Houma as a town was suburban standard and pretty forgettable, in spite of AAA's claim that it is "often likened to Venice, Italy" (by whom, AAA? by whom?), but its uproad neighbor, Bayou Cane, was pretty danged memorable. Don't mess with Bayou Cane, particularly not the gas station on Route 24 that advertises Confederate memorabilia, Bud Light, knives, and dolls with an absolute lack of irony (unpictured because when we tried to obtain photographic evidence of this, the very scary owner chased us off her property). Much as we'd wanted to get a view of (one side of) the real Deep South, we were pretty relieved to flee Houma and Bayou Cane for über-suburban Mandeville and the North Shore of Lake Pontchartrain, which was a whole 'nother pile of weird, but a pile of weird in which we felt very much less like we were going to get shot for gas station trespassing.
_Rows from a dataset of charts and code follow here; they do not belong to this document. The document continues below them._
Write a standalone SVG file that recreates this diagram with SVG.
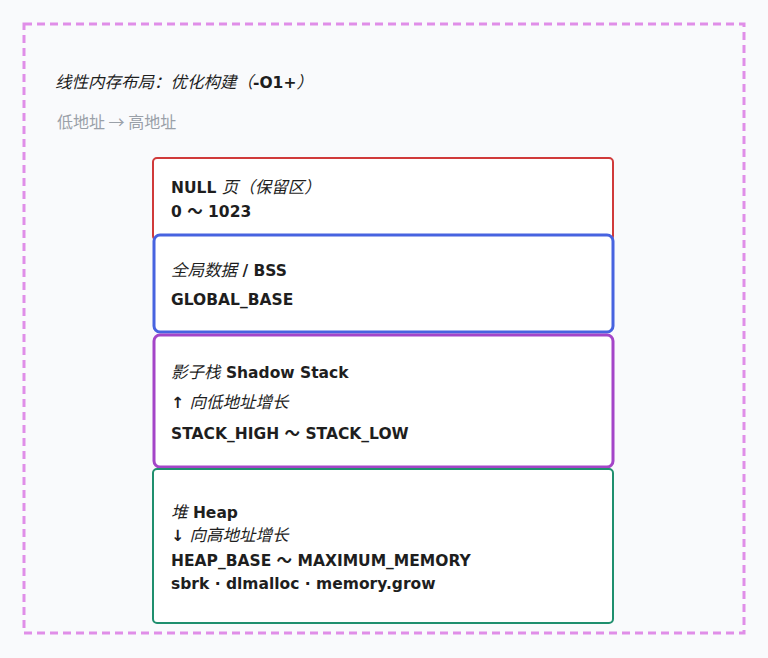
<svg xmlns="http://www.w3.org/2000/svg" width="768" height="658" viewBox="0 0 768 658">
<style>
.t{font-family:"DejaVu Sans","Noto Sans CJK SC",sans-serif;font-size:15.5px;fill:#1e1e1e;font-weight:700}
.c{font-family:"Noto Sans CJK SC",sans-serif;font-size:16.5px;font-style:italic;font-weight:400}
.sub{font-family:"Noto Sans CJK SC",sans-serif;font-size:16px;fill:#9aa0a8}
.box{fill:#ffffff}
</style>
<rect width="768" height="658" fill="#f9fafc"/>
<g id="frame">
<rect x="24" y="24" width="720" height="609" fill="none" stroke="#e08ee8" stroke-width="3" stroke-dasharray="8 5"/>
<text class="t" x="55" y="88"><tspan class="c">线性内存布局：优化构建（</tspan>-O1+<tspan class="c">）</tspan></text>
<text class="sub" x="57" y="128">低地址 → 高地址</text>
</g>
<g id="null-page">
<rect class="box" x="153" y="158" width="460" height="82" rx="4" stroke="#d03a3a" stroke-width="2"/>
<text class="t" x="171" y="193">NULL <tspan class="c">页（保留区）</tspan></text>
<text class="t" x="171" y="217">0 ～ 1023</text>
</g>
<g id="global-data">
<rect class="box" x="154" y="235" width="459" height="97" rx="6" stroke="#4763e0" stroke-width="3"/>
<text class="t" x="171" y="276"><tspan class="c">全局数据</tspan> / BSS</text>
<text class="t" x="171" y="305">GLOBAL_BASE</text>
</g>
<g id="shadow-stack">
<rect class="box" x="154" y="335" width="459" height="132" rx="6" stroke="#a445c8" stroke-width="3"/>
<text class="t" x="171" y="378"><tspan class="c">影子栈</tspan> Shadow Stack</text>
<text class="t" x="171" y="408">↑ <tspan class="c">向低地址增长</tspan></text>
<text class="t" x="171" y="439">STACK_HIGH ～ STACK_LOW</text>
</g>
<g id="heap">
<rect class="box" x="153" y="469" width="460" height="154" rx="4" stroke="#1f8f6e" stroke-width="2"/>
<text class="t" x="171" y="518"><tspan class="c">堆</tspan> Heap</text>
<text class="t" x="171" y="541">↓ <tspan class="c">向高地址增长</tspan></text>
<text class="t" x="171" y="566">HEAP_BASE ～ MAXIMUM_MEMORY</text>
<text class="t" x="171" y="589">sbrk · dlmalloc · memory.grow</text>
</g>
<g id="connectors"/>
</svg>
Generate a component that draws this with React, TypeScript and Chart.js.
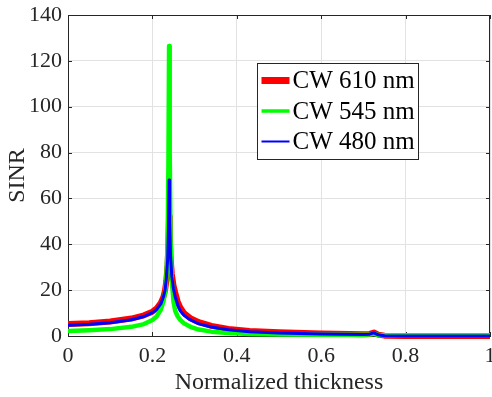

Mandeville is home to a whole lot of rich people who seem to live a year-round take-it-easy vacation existence -- more South Florida than Louisiana, it seemed to us. The North Shore has lots of antiquing and a cute 28-mile bike path and adorable breakfast places like the original Broken Egg Café (which I hadn't quite realized was a chain!). If you go to the Broken Egg (or to Mandeville in general), go for the ambiance, not because you're expecting something exceptional. Katie's guidebook made the blackberry grits sound like they were going to be something to rave about, much like my AAA guidebook made Houma sound like Venice, and we were similarly disappointed. Not because they weren't delicious -- they were! -- but because they were nothing more than grits with a side of blackberries. Not quite that little special something we were looking for. But we should note that Mandeville does know how to throw a party (at the same four bars, visited in the same order, quite likely every night of the week) and that Katie was a real prodigy at the ubiquitous throw-the-metal-ring-on-the-bottle game. I'm sure she'd get a warm welcome back to Mandeville anytime. Me, eh -- maybe if I practice up.